The degree to which intermediaries compete is a long-standing object of interest in studies of agricultural markets in developing countries. Competition shapes how price signals propagate along supply chains, and the welfare implications of taxes and subsidies for producers and consumers. However, the evidence is remarkably thin. In the limited cases where conclusions can be drawn, the researchers see a high degree of competition. On the other hand, governments and international institutions often emphasize the monopsonistic power of traders. Previous studies of competition in these markets have primarily relied on observational data, analyzing trader price-cost margins, price dispersion across space, or the pass-through of international prices along the supply chain. In contrast, we propose an experimental approach for estimating the degree of competition.

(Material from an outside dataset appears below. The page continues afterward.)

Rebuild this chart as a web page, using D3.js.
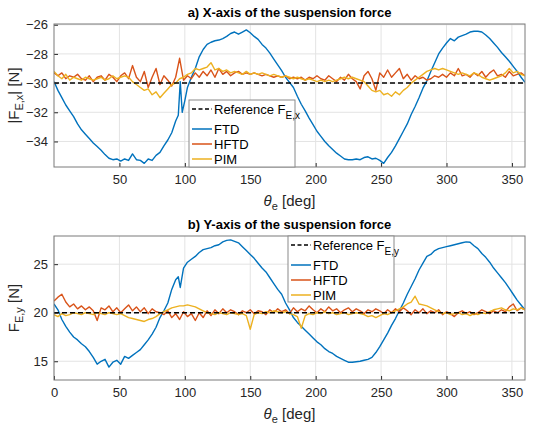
<!DOCTYPE html>
<html><head><meta charset="utf-8">
<script src="https://cdn.jsdelivr.net/npm/d3@7/dist/d3.min.js"></script>
<style>body{margin:0;background:#fff}svg{display:block;font-family:"Liberation Sans",Arial,sans-serif}</style>
</head><body>
<svg id="c" width="533" height="425"></svg>
<script>
// ---------- data ----------
const theta = d3.range(0, 361, 3);
const xTicksTop = [50,100,150,200,250,300,350];
const xTicksBot = [0,50,100,150,200,250,300,350];
const yTicksTop = [-34,-32,-30,-28,-26];
const yTicksBot = [15,20,25];
const refX = -30;
const refY = 20;
const seriesNames = ["FTD","HFTD","PIM"];
const seriesColors = ["#0072BD","#D95319","#EDB120"];

const ftdXTheta = [0,3,6,9,12,15,18,21,24,27,30,33,36,39,42,45,48,51,54,57,60,63,66,69,72,75,78,81,84,87,90,93,95,96.5,98,100,102,105,108,111,114,117,120,123,126,129,132,135,138,141,144,147,150,153,156,159,162,165,168,171,174,177,180,183,186,189,192,195,198,201,204,207,210,213,216,219,222,225,228,231,234,237,240,243,246,249,252,255,258,261,264,267,270,273,276,279,282,285,288,291,294,297,300,303,306,309,312,315,318,321,324,327,330,333,336,339,342,345,348,351,354,357,360];
const ftdX = [-29.9,-30.5,-31.0,-31.5,-31.9,-32.3,-32.8,-33.2,-33.5,-33.8,-34.1,-34.35,-34.6,-34.9,-35.15,-35.25,-35.2,-35.35,-35.2,-35.3,-34.85,-35.25,-35.3,-35.5,-35.2,-35.3,-34.95,-34.75,-34.3,-33.9,-33.4,-32.6,-32.2,-29.9,-32.0,-31.2,-30.3,-29.6,-29.0,-28.2,-27.7,-27.35,-27.2,-27.1,-27.05,-26.95,-26.8,-26.6,-26.5,-26.65,-26.5,-26.35,-26.55,-26.8,-27.0,-27.35,-27.6,-27.95,-28.35,-28.75,-29.15,-29.6,-29.95,-30.3,-30.9,-31.45,-31.9,-32.4,-32.85,-33.3,-33.65,-34.0,-34.3,-34.55,-34.8,-35.0,-35.2,-35.25,-35.25,-35.2,-35.25,-35.1,-35.05,-35.2,-35.15,-35.3,-35.5,-35.1,-34.75,-34.3,-33.8,-33.3,-32.8,-32.15,-31.6,-31.0,-30.35,-29.85,-29.2,-28.6,-28.0,-27.6,-27.25,-26.95,-27.1,-26.85,-26.75,-26.65,-26.5,-26.45,-26.45,-26.5,-26.7,-26.95,-27.25,-27.55,-27.9,-28.2,-28.5,-28.85,-29.2,-29.6,-29.95];
const hftdX = [-29.3,-29.5,-29.3,-29.7,-29.5,-29.6,-29.4,-29.7,-29.8,-29.5,-29.9,-29.6,-29.5,-29.8,-29.4,-29.6,-29.9,-29.5,-29.3,-29.7,-28.8,-29.6,-29.9,-29.2,-30.3,-29.6,-29.0,-30.1,-29.5,-29.8,-30.2,-29.6,-28.3,-29.8,-29.5,-29.7,-29.3,-29.6,-29.2,-29.5,-29.1,-29.6,-29.0,-29.4,-29.2,-29.5,-29.3,-29.2,-29.4,-29.3,-29.4,-29.3,-29.4,-29.5,-29.4,-29.5,-29.6,-29.5,-29.6,-29.5,-29.7,-29.6,-29.7,-29.6,-29.8,-29.6,-29.7,-29.5,-29.7,-29.8,-29.5,-29.7,-29.9,-29.6,-29.8,-29.4,-29.7,-29.9,-30.4,-29.5,-29.2,-29.7,-30.5,-29.3,-29.6,-29.1,-29.6,-29.3,-29.0,-29.7,-29.4,-29.8,-29.5,-29.7,-29.6,-29.8,-29.7,-29.5,-29.6,-29.4,-29.6,-29.3,-29.5,-29.0,-29.5,-29.4,-29.6,-29.3,-29.5,-29.2,-29.6,-29.3,-29.1,-29.5,-29.4,-29.6,-29.2,-29.5,-29.4,-29.3,-29.5];
const pimX = [-29.2,-29.5,-29.7,-29.4,-29.8,-29.6,-29.7,-29.8,-29.6,-29.7,-29.8,-29.7,-29.6,-29.8,-29.7,-29.5,-29.7,-29.6,-29.5,-29.6,-29.9,-30.1,-30.3,-30.5,-30.4,-30.8,-30.6,-31.0,-30.7,-30.4,-30.1,-30.0,-29.7,-29.6,-29.4,-29.3,-29.0,-29.1,-29.0,-28.9,-28.6,-29.1,-29.0,-29.2,-29.1,-29.3,-29.2,-29.3,-29.4,-29.2,-29.4,-29.3,-29.4,-29.3,-29.4,-29.5,-29.4,-29.5,-29.6,-29.5,-29.6,-29.7,-29.6,-29.7,-29.8,-29.7,-29.8,-29.9,-29.8,-29.9,-29.8,-29.9,-29.8,-29.7,-29.6,-29.7,-29.6,-29.7,-29.8,-29.9,-30.2,-30.5,-30.6,-30.5,-30.8,-30.7,-30.9,-30.6,-30.8,-30.5,-30.3,-30.0,-29.8,-29.6,-29.4,-29.2,-29.1,-29.0,-29.1,-29.0,-29.1,-29.2,-29.3,-29.4,-29.3,-29.4,-29.5,-29.3,-29.4,-29.6,-29.7,-29.8,-29.7,-29.6,-29.5,-29.3,-29.0,-29.3,-29.2,-29.4,-29.5];

const ftdYTheta = [0,3,6,9,12,15,18,21,24,27,30,33,36,39,42,45,48,51,54,57,60,63,66,69,72,75,78,81,84,87,90,93,95,96.5,99,102,105,108,111,114,117,120,123,126,129,132,135,138,141,144,147,150,153,156,159,162,165,168,171,174,177,180,183,186,189,192,195,198,201,204,207,210,213,216,219,222,225,228,231,234,237,240,243,246,249,252,255,258,261,264,267,270,273,276,279,282,285,288,291,294,297,300,303,306,309,312,315,318,321,324,327,330,333,336,339,342,345,348,351,354,357,360];
const ftdY = [20.9,20.3,19.3,18.6,18.0,17.5,17.2,16.8,16.5,16.0,15.4,14.7,15.0,15.2,14.4,14.9,15.1,14.7,15.5,15.3,15.6,15.9,16.2,16.7,17.2,17.8,18.5,19.5,20.2,21.0,22.4,23.4,23.7,22.6,24.6,25.2,25.5,25.8,26.2,26.5,26.6,26.7,26.9,27.0,27.3,27.45,27.5,27.35,27.2,26.8,26.4,26.0,25.6,25.1,24.6,24.2,23.6,23.0,22.4,21.9,21.0,20.3,19.5,19.0,18.6,18.2,17.8,17.4,17.0,16.7,16.3,16.0,15.8,15.5,15.3,15.1,14.9,14.9,14.95,15.0,15.1,15.2,15.4,15.9,16.5,17.2,17.9,18.7,19.4,20.2,21.0,21.9,22.7,23.5,24.4,25.1,25.8,26.0,26.4,26.6,26.7,26.8,26.9,27.0,27.1,27.2,27.3,27.25,26.9,26.6,26.1,25.7,25.2,24.6,24.1,23.6,23.1,22.5,21.9,21.3,20.8,20.3];
const hftdY = [21.2,21.6,21.9,21.1,20.6,20.9,20.4,20.7,20.3,20.6,20.2,19.2,20.5,20.3,20.7,20.1,20.5,20.0,20.4,20.8,20.2,20.6,20.1,20.5,19.9,20.4,20.1,20.0,19.8,20.2,19.5,19.9,19.3,20.1,19.6,19.9,19.2,20.0,19.5,20.2,19.7,20.3,19.9,20.4,20.0,20.3,20.1,19.8,20.2,20.0,20.3,19.9,20.2,20.1,19.8,20.3,20.0,20.4,20.1,20.3,19.9,20.5,20.1,20.4,20.2,20.7,20.3,20.0,20.4,20.1,20.6,20.2,20.4,20.0,20.3,20.5,20.1,20.4,20.2,19.9,20.3,20.1,20.4,20.2,19.9,20.3,20.0,20.4,20.1,20.5,20.2,19.8,20.3,20.0,20.4,19.9,20.2,20.0,20.3,19.8,20.1,19.9,19.6,20.0,20.2,19.9,20.1,19.8,20.0,20.3,20.1,19.9,20.2,20.0,20.3,20.1,20.6,20.9,20.2,20.5,20.3];
const pimY = [19.8,19.6,19.9,19.7,19.8,20.0,19.9,19.8,20.0,19.9,19.8,20.0,19.9,19.8,20.0,19.9,19.8,19.9,19.7,19.5,19.4,19.3,19.2,19.1,19.3,19.4,19.6,19.9,20.1,20.3,20.5,20.6,20.7,20.7,20.8,20.7,20.6,20.4,20.2,20.0,19.9,19.8,20.0,19.9,19.8,20.0,19.9,19.8,19.9,19.7,18.3,19.8,20.0,19.9,20.1,20.0,20.2,20.1,20.0,20.1,19.9,19.8,19.6,18.4,19.7,19.9,19.8,20.0,19.9,20.1,19.9,20.0,19.8,19.9,20.0,19.8,19.9,20.0,19.9,19.8,19.6,19.7,19.5,19.7,19.9,19.8,20.0,20.2,20.4,20.6,20.9,21.1,21.7,20.9,20.8,20.7,20.5,20.3,20.1,19.9,20.0,19.8,19.9,20.0,19.8,19.9,19.7,19.9,19.8,20.0,19.9,20.1,20.3,20.4,20.5,20.3,20.2,20.4,20.3,20.5,20.3];

// ---------- drawing ----------
const svg = d3.select("#c");
const L = 54, R = 525;
const axisCol = "#262626";
const FONT = "'Liberation Sans', Arial, sans-serif";

function panel(cfg){
  const x = d3.scaleLinear().domain([0,360]).range([L,R]);
  const y = d3.scaleLinear().domain(cfg.yDomain).range([cfg.bottom, cfg.top]);
  const g = svg.append("g").style("font-family",FONT);
  const cid = "clip"+cfg.id;
  svg.append("clipPath").attr("id",cid).append("rect")
    .attr("x",L).attr("y",cfg.top).attr("width",R-L).attr("height",cfg.bottom-cfg.top);
  g.append("g").selectAll("line").data(cfg.xTicks).join("line")
    .attr("x1",d=>x(d)).attr("x2",d=>x(d)).attr("y1",cfg.top).attr("y2",cfg.bottom)
    .attr("stroke","#e3e3e3").attr("stroke-width",1);
  g.append("g").selectAll("line").data(cfg.yTicks).join("line")
    .attr("y1",d=>y(d)).attr("y2",d=>y(d)).attr("x1",L).attr("x2",R)
    .attr("stroke","#e3e3e3").attr("stroke-width",1);
  const lg = g.append("g").attr("clip-path",`url(#${cid})`);
  const line = d3.line().x(d=>x(d[0])).y(d=>y(d[1]));
  cfg.series.forEach((s,i)=>{
    lg.append("path").datum(s.t.map((t,k)=>[t,s.v[k]]))
      .attr("d",line).attr("fill","none").attr("stroke",seriesColors[i])
      .attr("stroke-width",1.4).attr("stroke-linejoin","round");
  });
  lg.append("path").datum([[0,cfg.ref],[360,cfg.ref]]).attr("d",line)
    .attr("stroke","#000").attr("stroke-width",1.5).attr("stroke-dasharray","5,3");
  const xa = g.append("g").attr("transform",`translate(0,${cfg.bottom})`)
    .call(d3.axisBottom(x).tickValues(cfg.xTicks).tickSize(-4).tickPadding(8).tickSizeOuter(0));
  const ya = g.append("g").attr("transform",`translate(${L},0)`)
    .call(d3.axisLeft(y).tickValues(cfg.yTicks).tickSize(-4).tickPadding(6).tickSizeOuter(0));
  [xa,ya].forEach(a=>{
    a.select(".domain").remove();
    a.selectAll("line").attr("stroke",axisCol);
    a.selectAll("text").attr("fill",axisCol).style("font-size","13px").style("font-family",FONT);
  });
  g.append("rect").attr("x",L).attr("y",cfg.top).attr("width",R-L).attr("height",cfg.bottom-cfg.top)
    .attr("fill","none").attr("stroke","#7a7a7a").attr("stroke-width",1);
  g.append("text").attr("x",(L+R)/2).attr("y",cfg.top-7).attr("text-anchor","middle")
    .attr("font-weight","bold").attr("font-size","13px").attr("fill","#000").text(cfg.title);
  const xl = g.append("text").attr("x",(L+R)/2).attr("y",cfg.bottom+39).attr("text-anchor","middle")
    .attr("font-size","15px").attr("fill",axisCol);
  xl.append("tspan").attr("font-style","italic").text("θ");
  xl.append("tspan").attr("dy",4).attr("font-size","11px").text("e");
  xl.append("tspan").attr("dy",-4).text(" [deg]");
  const yl = g.append("text").attr("transform",`translate(19,${(cfg.top+cfg.bottom)/2}) rotate(-90)`)
    .attr("text-anchor","middle").attr("font-size","15px").attr("fill",axisCol);
  cfg.ylab(yl);
  const lgd = g.append("g").attr("transform",`translate(${cfg.leg[0]},${cfg.leg[1]})`);
  lgd.append("rect").attr("x",0).attr("y",0).attr("width",cfg.leg[2]).attr("height",cfg.leg[3])
    .attr("fill","#fff").attr("stroke","#8a8a8a").attr("stroke-width",1);
  const rows = [9,29,44,59];
  lgd.append("line").attr("x1",3).attr("x2",23).attr("y1",rows[0]).attr("y2",rows[0])
    .attr("stroke","#000").attr("stroke-width",1.5).attr("stroke-dasharray","4,2.5");
  const rt = lgd.append("text").attr("x",25).attr("y",rows[0]+4.5).attr("font-size","13px").attr("fill","#000");
  rt.append("tspan").text("Reference F");
  rt.append("tspan").attr("dy",5).attr("font-size","10px").text(cfg.sub);
  seriesNames.forEach((n,i)=>{
    lgd.append("line").attr("x1",3).attr("x2",23).attr("y1",rows[i+1]).attr("y2",rows[i+1])
      .attr("stroke",seriesColors[i]).attr("stroke-width",1.5);
    lgd.append("text").attr("x",25).attr("y",rows[i+1]+4.5).attr("font-size","13px").attr("fill","#000").text(n);
  });
}

panel({id:"a", top:24, bottom:167, yDomain:[-35.75,-25.95], xTicks:xTicksTop, yTicks:yTicksTop,
  title:"a) X-axis of the suspension force", ref:refX, sub:"E,x", leg:[189,100,106,67],
  series:[{t:ftdXTheta,v:ftdX},{t:theta,v:hftdX},{t:theta,v:pimX}],
  ylab:t=>{t.append("tspan").text("|F");t.append("tspan").attr("dy",4).attr("font-size","11px").text("E,x");t.append("tspan").attr("dy",-4).text("| [N]");}});
panel({id:"b", top:236, bottom:380, yDomain:[13.07,27.9], xTicks:xTicksBot, yTicks:yTicksBot,
  title:"b) Y-axis of the suspension force", ref:refY, sub:"E,y", leg:[288,236,106,66],
  series:[{t:ftdYTheta,v:ftdY},{t:theta,v:hftdY},{t:theta,v:pimY}],
  ylab:t=>{t.append("tspan").text("F");t.append("tspan").attr("dy",4).attr("font-size","11px").text("E,y");t.append("tspan").attr("dy",-4).text(" [N]");}});
</script>
</body></html>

Shedding light on market structure
Our experiment is based on the randomization of unit subsidies to competing traders for their purchases from farmers. By comparing prices that subsidized and unsubsidized traders pay to farmers, we can recover the rate of differentiation between traders, the key market structure parameter in a standard model of oligopsonistic competition. By combining the experimental results with quasi-experimental estimates of the pass-through rate, we also estimate market size, or the effective number of traders competing for farmers’ supply.
In the context of the Sierra Leone cocoa industry, our results point to a competitive agricultural trading sector and suggest that the market size is substantially larger than the village. The methodology developed in this study uses purely individual-level treatment to shed light on market structure. This approach may be useful for the many cases where market-level randomization is not feasible.